Havana’s Hidden Monuments

Cuba’s revolutionary Escuelas Nacionales de Arte are being threatened by the jungle

In January 3, 1961, Fidel Castro and Che Guevara took a break from the business of their two-year-old revolution to hit the links. As they were playiing golf in an affluent Havana suburb (formerly known as Country Club Park), they were struck with a utopian vision. On that very spot. they would create an art academy in the service of a "new culture" for the "new man."

A place where Third World students would learn to create and propagate the socialist esthetic, it would be as experimental in form as it was in spirit. Three architects were commissioned to design the academy's five schools: for the plastic arts, modern dance, ballet, theater, and music. Castro pronounced their plans stunning. The Escuelas Nacionales de Arte would be, he said, "the most beautiful academy of arts in the whole world."

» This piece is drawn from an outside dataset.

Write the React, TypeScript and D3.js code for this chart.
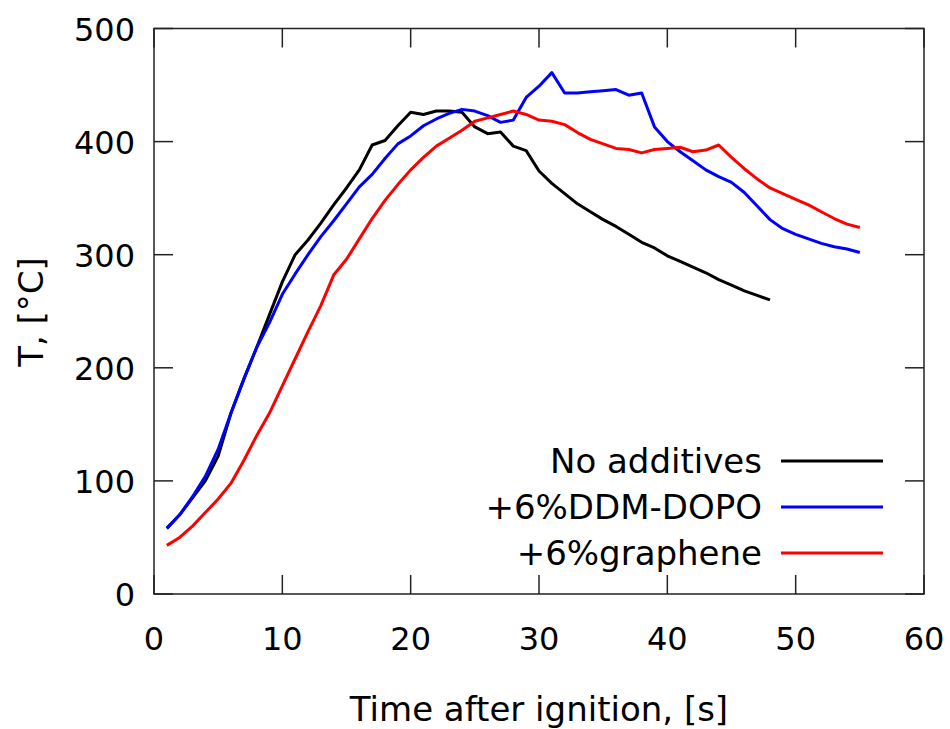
import React from "react";
import * as d3 from "d3";

const time = d3.range(1, 56);
const noAdditives = [58, 70, 85, 100, 122, 160, 190, 218, 247, 276, 300, 313, 328, 344, 359, 375, 397, 401, 414, 426, 424, 427, 427, 426, 413, 407, 408.5, 396, 392, 374, 363, 354, 345, 338, 331, 325, 318, 311, 306, 299, 294, 289, 284, 278, 273, 268, 264, 260];
const ddmDopo = [58, 70, 86, 104, 128, 160, 190, 218, 240, 265, 283, 300, 316, 330, 345, 360, 371, 385, 398, 405, 414, 420, 425, 428.5, 427, 423, 417, 419, 439, 449, 461, 443, 443, 444, 445, 446, 441, 443, 413, 400, 391, 383, 375, 369, 364, 355, 343, 331, 323, 318, 314, 310, 307, 305, 302];
const graphene = [43, 50, 60, 72, 84, 98, 118, 140, 160, 184, 208, 232, 255, 282, 296, 314, 332, 348, 362, 375, 386, 396, 403, 410, 418, 421, 424, 427, 424, 419, 418, 415, 408, 402, 398, 394, 393, 390, 393, 394, 395, 391, 392.5, 397, 386, 376, 367, 359, 354, 349, 344, 338, 332, 327, 324];

const seriesNames = ["No additives", "+6%DDM-DOPO", "+6%graphene"];
const seriesColors = ["#000000", "#0000ff", "#ff0000"];
const seriesValues = [noAdditives, ddmDopo, graphene];

const xTicks = [0, 10, 20, 30, 40, 50, 60];
const yTicks = [0, 100, 200, 300, 400, 500];

const W = 950;
const H = 729;
const left = 154;
const right = 924;
const top = 28.5;
const bottom = 594;
const FONT = "'DejaVu Sans', Verdana, sans-serif";
const FS_NUM = 32;
const FS_TXT = 34;

export default function App() {
  const x = d3.scaleLinear().domain([0, 60]).range([left, right]);
  const y = d3.scaleLinear().domain([0, 500]).range([bottom, top]);
  const line = d3
    .line<[number, number]>()
    .x((d) => x(d[0]))
    .y((d) => y(d[1]));
  const tickLen = 19;
  const frame = "#222";
  return (
    <svg width={W} height={H} style={{ position: "absolute", left: 0, top: 0 }} fontFamily={FONT}>
      <rect x={0} y={0} width={W} height={H} fill="#fff" />
      {seriesValues.map((vals, i) => (
        <path
          key={i}
          d={line(vals.map((v, j) => [time[j], v] as [number, number])) || ""}
          fill="none"
          stroke={seriesColors[i]}
          strokeWidth={3}
          strokeLinejoin="round"
        />
      ))}
      {xTicks.map((t) => (
        <g key={"x" + t}>
          <line x1={x(t)} x2={x(t)} y1={bottom} y2={bottom - tickLen} stroke={frame} strokeWidth={1.5} />
          <line x1={x(t)} x2={x(t)} y1={top} y2={top + tickLen} stroke={frame} strokeWidth={1.5} />
          <text x={x(t)} y={650} fontSize={FS_NUM} textAnchor="middle" fill="#000">
            {t}
          </text>
        </g>
      ))}
      {yTicks.map((t) => (
        <g key={"y" + t}>
          <line x1={left} x2={left + tickLen} y1={y(t)} y2={y(t)} stroke={frame} strokeWidth={1.5} />
          <line x1={right} x2={right - tickLen} y1={y(t)} y2={y(t)} stroke={frame} strokeWidth={1.5} />
          <text x={135} y={y(t) + 12} fontSize={FS_NUM} textAnchor="end" fill="#000">
            {t}
          </text>
        </g>
      ))}
      <rect x={left} y={top} width={right - left} height={bottom - top} fill="none" stroke={frame} strokeWidth={1.5} />
      {seriesNames.map((n, i) => {
        const ly = 461 + i * 46;
        return (
          <g key={n}>
            <text x={762} y={ly + 12} fontSize={FS_TXT} textAnchor="end" fill="#000">
              {n}
            </text>
            <line x1={781} x2={883} y1={ly} y2={ly} stroke={seriesColors[i]} strokeWidth={3} />
          </g>
        );
      })}
      <text x={539} y={721} fontSize={FS_TXT} textAnchor="middle" fill="#000">
        Time after ignition, [s]
      </text>
      <text transform={`translate(43,312) rotate(-90)`} fontSize={FS_TXT} textAnchor="middle" fill="#000">
        T, [°C]
      </text>
    </svg>
  );
}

"It was the romantic moment of the revolution, a feeling of a kind of emotional explosion," is how architect Ricardo Porro describes his inspiration for the School of Modern Dance. He was speaking from his home in Paris, where he lives in exile—for the romance soon soured. As Soviet influence on Cuba intensified, these exuberant, blatantly nonconformist buildings were deemed ideologically incorrect. The architects were accused of individualism, monumentalism, historicism, formalism. One received criticism in the form of a decapitated chicken and other objects of the Santería religion. Two were forced to emigrate. And everyone else who worked on the project was sent to be reeducated…..

Read more in ARTnews, June 1999.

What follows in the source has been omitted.